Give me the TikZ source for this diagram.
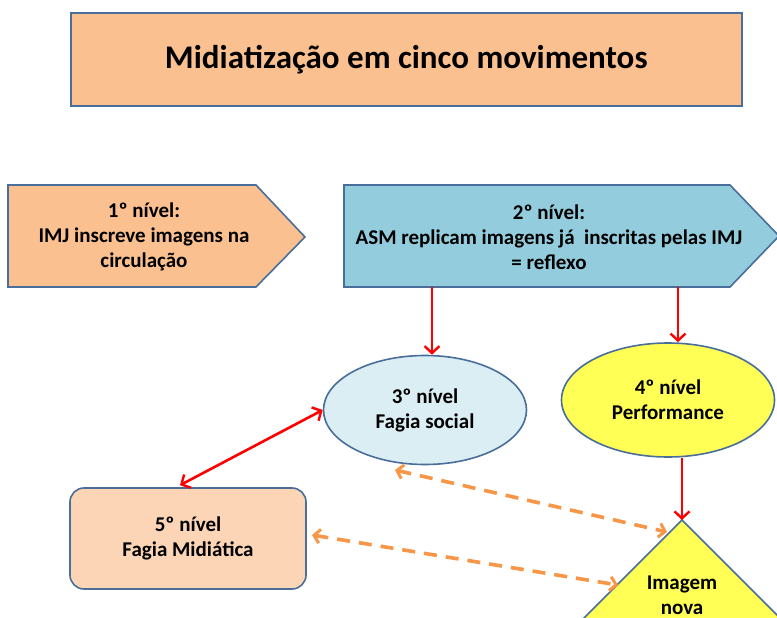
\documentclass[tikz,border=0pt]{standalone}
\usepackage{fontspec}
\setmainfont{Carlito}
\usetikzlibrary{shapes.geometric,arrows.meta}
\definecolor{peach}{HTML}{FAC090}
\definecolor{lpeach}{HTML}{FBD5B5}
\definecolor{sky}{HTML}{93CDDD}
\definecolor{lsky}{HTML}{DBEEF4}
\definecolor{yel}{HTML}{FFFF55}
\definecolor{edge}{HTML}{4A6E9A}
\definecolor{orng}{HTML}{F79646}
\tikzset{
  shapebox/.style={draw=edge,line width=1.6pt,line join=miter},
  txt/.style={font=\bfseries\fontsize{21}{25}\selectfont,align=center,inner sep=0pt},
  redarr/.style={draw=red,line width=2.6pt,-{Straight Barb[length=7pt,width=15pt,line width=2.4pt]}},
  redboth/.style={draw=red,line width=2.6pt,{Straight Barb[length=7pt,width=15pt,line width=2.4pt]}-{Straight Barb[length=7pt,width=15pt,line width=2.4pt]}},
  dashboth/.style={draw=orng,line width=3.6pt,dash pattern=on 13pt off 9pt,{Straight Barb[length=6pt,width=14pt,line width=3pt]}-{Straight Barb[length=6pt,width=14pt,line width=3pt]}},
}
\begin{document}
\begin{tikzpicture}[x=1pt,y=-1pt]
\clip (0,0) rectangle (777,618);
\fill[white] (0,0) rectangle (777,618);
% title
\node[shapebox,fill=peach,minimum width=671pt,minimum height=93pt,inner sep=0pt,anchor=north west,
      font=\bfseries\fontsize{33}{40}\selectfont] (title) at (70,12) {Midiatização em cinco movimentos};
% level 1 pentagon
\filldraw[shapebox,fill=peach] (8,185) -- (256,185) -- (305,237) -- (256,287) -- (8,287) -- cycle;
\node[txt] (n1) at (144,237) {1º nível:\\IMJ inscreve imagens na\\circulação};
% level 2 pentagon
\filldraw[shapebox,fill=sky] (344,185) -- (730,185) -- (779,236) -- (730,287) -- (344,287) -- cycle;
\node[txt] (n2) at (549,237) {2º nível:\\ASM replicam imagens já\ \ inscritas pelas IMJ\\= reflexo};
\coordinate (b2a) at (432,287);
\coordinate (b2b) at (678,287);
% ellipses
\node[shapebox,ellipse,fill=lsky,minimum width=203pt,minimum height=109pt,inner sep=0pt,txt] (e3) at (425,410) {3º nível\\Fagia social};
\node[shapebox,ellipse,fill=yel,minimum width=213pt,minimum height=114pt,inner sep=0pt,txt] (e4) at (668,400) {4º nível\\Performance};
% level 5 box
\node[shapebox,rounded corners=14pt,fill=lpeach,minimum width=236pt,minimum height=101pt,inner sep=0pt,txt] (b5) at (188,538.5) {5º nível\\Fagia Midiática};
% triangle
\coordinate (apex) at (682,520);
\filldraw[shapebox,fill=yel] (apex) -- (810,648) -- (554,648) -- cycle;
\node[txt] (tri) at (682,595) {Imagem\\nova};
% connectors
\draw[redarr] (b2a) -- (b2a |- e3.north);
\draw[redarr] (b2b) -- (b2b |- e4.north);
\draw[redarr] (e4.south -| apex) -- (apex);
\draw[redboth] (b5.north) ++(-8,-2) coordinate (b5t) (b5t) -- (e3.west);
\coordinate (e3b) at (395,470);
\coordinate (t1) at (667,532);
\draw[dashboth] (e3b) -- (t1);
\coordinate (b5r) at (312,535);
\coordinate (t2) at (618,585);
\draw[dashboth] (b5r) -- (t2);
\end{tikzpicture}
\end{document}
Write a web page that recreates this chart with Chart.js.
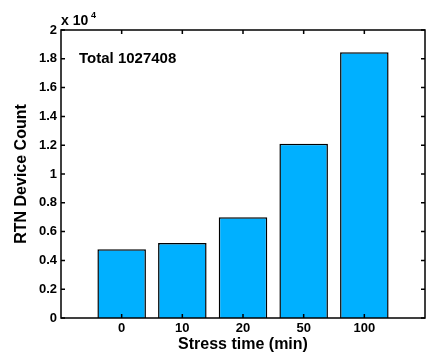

§ Short task:
Your copy of the data should match it exactly, except that pictures are left out.

§ Task output:
Give me the TikZ source for this diagram.
\documentclass[tikz,border=0pt]{standalone}
\usepackage{fontspec}
\setmainfont{Carlito}
\usetikzlibrary{shapes.geometric,arrows.meta}
\definecolor{peach}{HTML}{FAC090}
\definecolor{lpeach}{HTML}{FBD5B5}
\definecolor{sky}{HTML}{93CDDD}
\definecolor{lsky}{HTML}{DBEEF4}
\definecolor{yel}{HTML}{FFFF55}
\definecolor{edge}{HTML}{4A6E9A}
\definecolor{orng}{HTML}{F79646}
\tikzset{
  shapebox/.style={draw=edge,line width=1.6pt,line join=miter},
  txt/.style={font=\bfseries\fontsize{21}{25}\selectfont,align=center,inner sep=0pt},
  redarr/.style={draw=red,line width=2.6pt,-{Straight Barb[length=7pt,width=15pt,line width=2.4pt]}},
  redboth/.style={draw=red,line width=2.6pt,{Straight Barb[length=7pt,width=15pt,line width=2.4pt]}-{Straight Barb[length=7pt,width=15pt,line width=2.4pt]}},
  dashboth/.style={draw=orng,line width=3.6pt,dash pattern=on 13pt off 9pt,{Straight Barb[length=6pt,width=14pt,line width=3pt]}-{Straight Barb[length=6pt,width=14pt,line width=3pt]}},
}
\begin{document}
\begin{tikzpicture}[x=1pt,y=-1pt]
\clip (0,0) rectangle (777,618);
\fill[white] (0,0) rectangle (777,618);
% title
\node[shapebox,fill=peach,minimum width=671pt,minimum height=93pt,inner sep=0pt,anchor=north west,
      font=\bfseries\fontsize{33}{40}\selectfont] (title) at (70,12) {Midiatização em cinco movimentos};
% level 1 pentagon
\filldraw[shapebox,fill=peach] (8,185) -- (256,185) -- (305,237) -- (256,287) -- (8,287) -- cycle;
\node[txt] (n1) at (144,237) {1º nível:\\IMJ inscreve imagens na\\circulação};
% level 2 pentagon
\filldraw[shapebox,fill=sky] (344,185) -- (730,185) -- (779,236) -- (730,287) -- (344,287) -- cycle;
\node[txt] (n2) at (549,237) {2º nível:\\ASM replicam imagens já\ \ inscritas pelas IMJ\\= reflexo};
\coordinate (b2a) at (432,287);
\coordinate (b2b) at (678,287);
% ellipses
\node[shapebox,ellipse,fill=lsky,minimum width=203pt,minimum height=109pt,inner sep=0pt,txt] (e3) at (425,410) {3º nível\\Fagia social};
\node[shapebox,ellipse,fill=yel,minimum width=213pt,minimum height=114pt,inner sep=0pt,txt] (e4) at (668,400) {4º nível\\Performance};
% level 5 box
\node[shapebox,rounded corners=14pt,fill=lpeach,minimum width=236pt,minimum height=101pt,inner sep=0pt,txt] (b5) at (188,538.5) {5º nível\\Fagia Midiática};
% triangle
\coordinate (apex) at (682,520);
\filldraw[shapebox,fill=yel] (apex) -- (810,648) -- (554,648) -- cycle;
\node[txt] (tri) at (682,595) {Imagem\\nova};
% connectors
\draw[redarr] (b2a) -- (b2a |- e3.north);
\draw[redarr] (b2b) -- (b2b |- e4.north);
\draw[redarr] (e4.south -| apex) -- (apex);
\draw[redboth] (b5.north) ++(-8,-2) coordinate (b5t) (b5t) -- (e3.west);
\coordinate (e3b) at (395,470);
\coordinate (t1) at (667,532);
\draw[dashboth] (e3b) -- (t1);
\coordinate (b5r) at (312,535);
\coordinate (t2) at (618,585);
\draw[dashboth] (b5r) -- (t2);
\end{tikzpicture}
\end{document}
Write a web page that recreates this chart with Chart.js.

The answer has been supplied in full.